Smart Retirement Strategies for Women
Friday, October 7, 2016
In truth, when it comes to smart retirement planning, it doesn’t matter if you're a man or a woman. Retirement doesn’t differentiate by gender. But how we approach retirement may be different for men than for women.
For one thing, during their working years, women may find that they are more concerned with day-to-day finances than long term planning. Women, particularly mothers, are typically more aware of the needs of the family today, from yet another pair of new sneakers to after school violin lessons. While keeping an eye on the day-to-day budget, women may be more likely to lose sight of the importance of financial planning for the long run.
Another factor that differentiates how women plan for retirement is that they have different concerns about their retirement years than men do. Women tend to outlive men by three to four years on average. Not only does this mean there is a need for retirement income for a longer period, but there’s also the increased likelihood that there will be a need for disability care as they reach the distinction of being a part of the most elderly segment of society.

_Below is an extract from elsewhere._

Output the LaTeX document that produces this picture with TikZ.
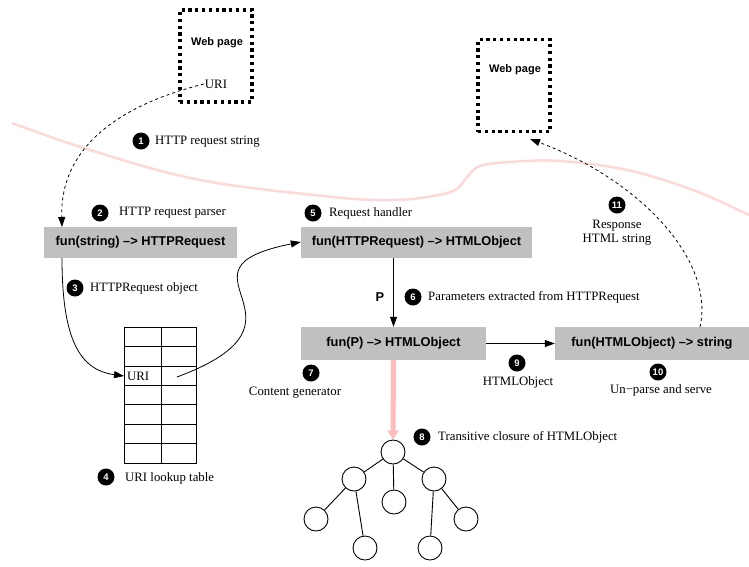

Despite this commonly understood difference between the life expectancies of women and men, female earners tend to plan for the same number of retirement years as men do. (Actually, both men and women tend to underestimate how much money they will need in retirement, so women are at an even greater financial disadvantage without adequate planning). Add to this the fact that women earn less than men on average and spend less time in the labor force than men do.
Women also tend to be caregivers of both children and elderly parents for longer periods than men. When more income is diverted to caring for family, there’s less left over for investing in retirement funds, and similarly, women are more likely to retire early in order to care for elderly parents. These combined decisions can have a huge impact on a women’s earning potential and the size of her retirement account. According to the Society of Actuaries lifetime wealth can fall by $303,800 for family caregivers who leave the workforce.

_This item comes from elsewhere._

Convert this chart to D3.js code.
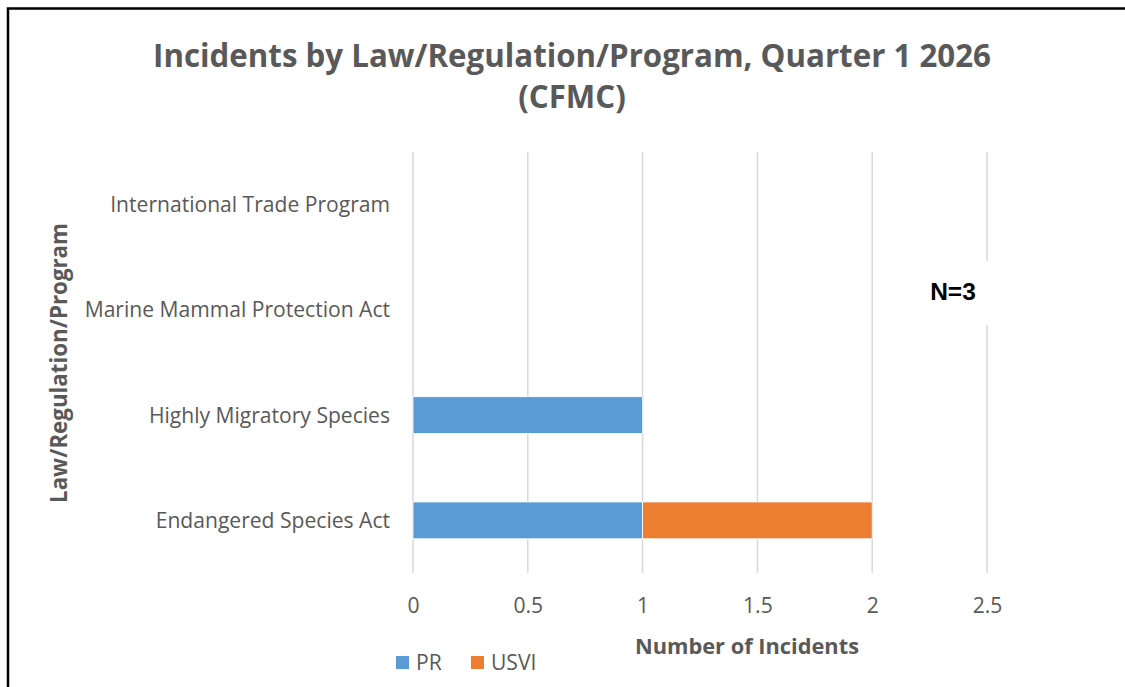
<!DOCTYPE html>
<html>
<head>
<meta charset="utf-8">
<script src="https://cdn.jsdelivr.net/npm/d3@7"></script>
<style>
  body { margin: 0; background: #fff; }
  svg text { font-family: "Open Sans", "Noto Sans", sans-serif; }
</style>
</head>
<body>
<svg id="chart" width="1125" height="687"></svg>
<script>
// chart data
const categories = ["International Trade Program", "Marine Mammal Protection Act", "Highly Migratory Species", "Endangered Species Act"];
const seriesNames = ["PR", "USVI"];
const prValues = [0, 0, 1, 1];
const usviValues = [0, 0, 0, 1];
const xTicks = [0, 0.5, 1, 1.5, 2, 2.5];
const colors = ["#5B9BD5", "#ED7D31"];

const svg = d3.select("#chart");
const grey = "#595959";

// shrink/grow font so the text spans the given width
let fit = (sel, target) => {
  let w = sel.node().getComputedTextLength();
  let fs = parseFloat(sel.attr("font-size"));
  sel.attr("font-size", (fs * target / w).toFixed(2));
  return sel;
};

// frame (only top and left edges show)
svg.append("path")
  .attr("d", "M8,687 V8.5 H1125")
  .attr("fill", "none")
  .attr("stroke", "#000")
  .attr("stroke-width", 2.5);

const x = d3.scaleLinear().domain([0, 2.5]).range([413, 987]);
const y = d3.scaleBand().domain(categories).range([152, 573]).paddingInner(0.65).paddingOuter(0.325);

// gridlines
svg.append("g").selectAll("line")
  .data(xTicks)
  .enter()
  .append("line")
  .attr("x1", d => x(d))
  .attr("x2", d => x(d))
  .attr("y1", 152)
  .attr("y2", 573)
  .attr("stroke", "#d9d9d9")
  .attr("stroke-width", 1.5);

// stacked bars
let rows = categories.map((c, i) => ({ cat: c, PR: prValues[i], USVI: usviValues[i] }));
let stacked = d3.stack().keys(seriesNames)(rows);

svg.append("g").selectAll("g")
  .data(stacked)
  .enter()
  .append("g")
  .attr("fill", (d, i) => colors[i])
  .selectAll("rect")
  .data(d => d.filter(v => v[1] - v[0] > 0))
  .enter()
  .append("rect")
  .attr("x", d => x(d[0]))
  .attr("width", d => x(d[1]) - x(d[0]))
  .attr("y", d => y(d.data.cat))
  .attr("height", y.bandwidth())
  .attr("stroke", "#fff")
  .attr("stroke-width", 0.8);

// x tick labels
let xAxis = svg.append("g")
  .attr("transform", "translate(0,613)")
  .call(d3.axisBottom(x).tickValues(xTicks).tickSize(0).tickPadding(0).tickFormat(d3.format("")));
xAxis.select(".domain").remove();
xAxis.selectAll("text")
  .attr("dy", 0)
  .attr("y", 0)
  .attr("fill", grey)
  .attr("font-size", 20)
  .style("font-family", "'Open Sans', sans-serif");

// category labels
let yAxis = svg.append("g")
  .attr("transform", "translate(390,0)")
  .call(d3.axisLeft(y).tickSize(0).tickPadding(0));
yAxis.select(".domain").remove();
yAxis.selectAll("text")
  .attr("fill", grey)
  .attr("font-size", 20)
  .attr("dy", "0.35em")
  .style("font-family", "'Open Sans', sans-serif");
fit(yAxis.select("text"), 280);
let catFs = yAxis.select("text").attr("font-size");
yAxis.selectAll("text").attr("font-size", catFs);
xAxis.selectAll("text").attr("font-size", catFs);

// title
let t1 = svg.append("text")
  .attr("x", 572).attr("y", 67)
  .attr("text-anchor", "middle")
  .attr("font-weight", "bold")
  .attr("font-size", 30)
  .attr("fill", grey)
  .text("Incidents by Law/Regulation/Program, Quarter 1 2026");
fit(t1, 838);
svg.append("text")
  .attr("x", 572).attr("y", 108)
  .attr("text-anchor", "middle")
  .attr("font-weight", "bold")
  .attr("font-size", t1.attr("font-size"))
  .attr("fill", grey)
  .text("(CFMC)");

// axis titles
let xt = svg.append("text")
  .attr("x", 747).attr("y", 654)
  .attr("text-anchor", "middle")
  .attr("font-weight", "bold")
  .attr("font-size", 20)
  .attr("fill", grey)
  .text("Number of Incidents");
fit(xt, 224);

let yt = svg.append("text")
  .attr("transform", "translate(67,363) rotate(-90)")
  .attr("text-anchor", "middle")
  .attr("font-weight", "bold")
  .attr("font-size", 20)
  .attr("fill", grey)
  .text("Law/Regulation/Program");
fit(yt, 280);

// N label on white box
svg.append("rect")
  .attr("x", 890).attr("y", 261)
  .attr("width", 125).attr("height", 64)
  .attr("fill", "#fff");
svg.append("text")
  .attr("x", 953).attr("y", 300)
  .attr("text-anchor", "middle")
  .attr("font-weight", "bold")
  .attr("font-size", 24.5)
  .style("font-family", "'Liberation Sans', Arial, sans-serif")
  .attr("fill", "#000")
  .text("N=3");

// legend
const legendX = [396, 471];
let legend = svg.append("g").selectAll("g")
  .data(seriesNames)
  .enter()
  .append("g")
  .attr("transform", (d, i) => "translate(" + legendX[i] + ",656)");
legend.append("rect")
  .attr("width", 13).attr("height", 13)
  .attr("fill", (d, i) => colors[i]);
legend.append("text")
  .attr("x", 20).attr("y", 14)
  .attr("font-size", catFs)
  .attr("fill", grey)
  .text(d => d);
</script>
</body>
</html>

First Step: Avoid Averages
Generic advice says to base long term investing on the average amount needed for financial success during retirement. But this model will let down half of the people who use it. It’s better to estimate how much you’ll need in retirement holdings to be 95% sure you won’t run out, rather than only 50% sure.
An example: An American woman who has an income of $105,000 and $250,000 in non-housing wealth at age 62 would find that she only needs an estimated $545,000 to have a 50% chance of not running out of money during retirement. By contrast, to have a 95% certainty that she will not run out of funds before her death, she would need $1 million in retirement assets.
Next: Consider these Tips
1. Participate in your company’s employee benefit plan; if your company offers a match, contribute the full allowable amount
2. Before choosing to leave a position to care for a family member, carefully consider the decision’s long-term financial implications
3. Don’t overlook retirement needs during divorce proceedings
4. Consider a longer life expectancy when planning for retirement income
5. Remember that the market is subject to risks and unanticipated downfalls, plan accordingly
6. Avoid withdrawing retirement funds early whenever possible.